When Lancôme decides to launch an ultra-selective makeup collection with the Louvre Museum, it only expects the best from its packaging partners. This makeup palette illustrates the agility and expertise of Texen Beauty Partners, which orchestrated the project with its network of partners.
When designing this limited-edition makeup with the Louvre Museum, L’Oréal imagined unique creations like works of art. The design of this palette is testament to this: the image features the Greek poetess Corinna (or Corine) in a work by French sculptor Edme Etienne François Gois, on display in the Louvre’s Richelieu wing. The product quickly became iconic, offering multiple applications for the complexion and eyes with silky formulas to apply with a brush or the fingers.

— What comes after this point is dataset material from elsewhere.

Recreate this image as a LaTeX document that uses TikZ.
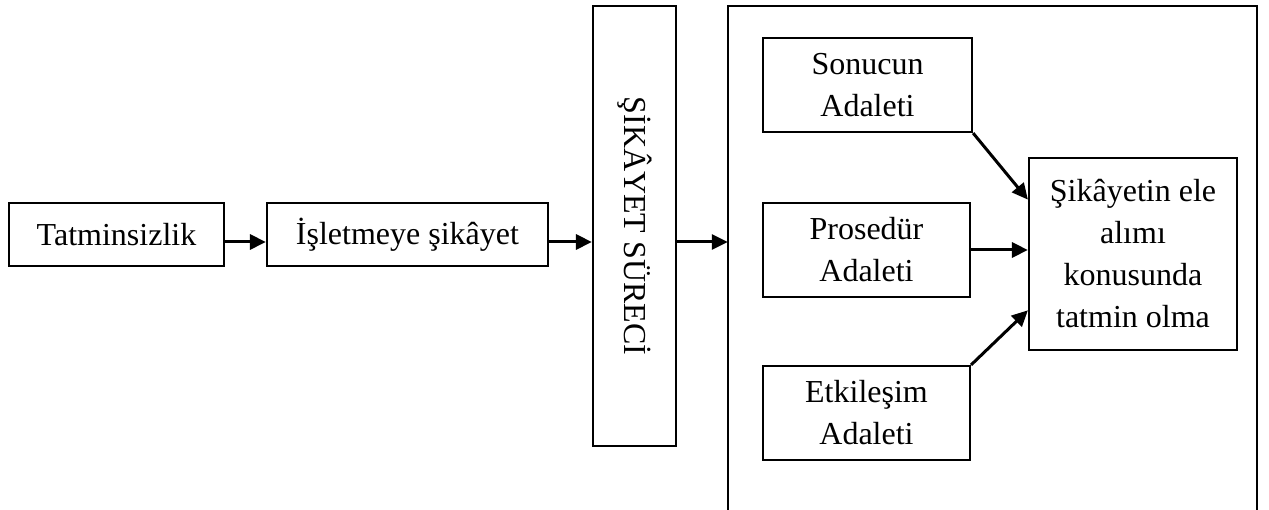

Exceptional development for an exceptional product
Among the makeup palettes offered by Texen Beauty Partners, Lancôme chose a simple, minimal square shape. Inside the base, a specific insert houses 5 pans and wells for two brushes. The formula is directly pressed and stamped with the motif thanks to a technique aiming to highlight the colors and offer enhanced shine. A mirror is housed in the lid, protected by a frosted sticker printed with the logo Lancôme & Louvre.
The compact owes its finesse to the high quality of the image, which features a close-up of the sculpture in full-frame on its lid. The Lancôme logo is added thanks to hot stamping.
An image revealed thanks to heat transfer
The case is metallized on the outside before decoration, and this is where the challenge of this creation lay: restituting an art photo in high quality. To do so, Texen Beauty Partners used the heat transfer label technique, whereby a printed film is applied using heat.
The teams at Texen Beauty Partners managed each step of this development, piloting the different operations with their partner suppliers, from injection to décor via assembly of the different parts.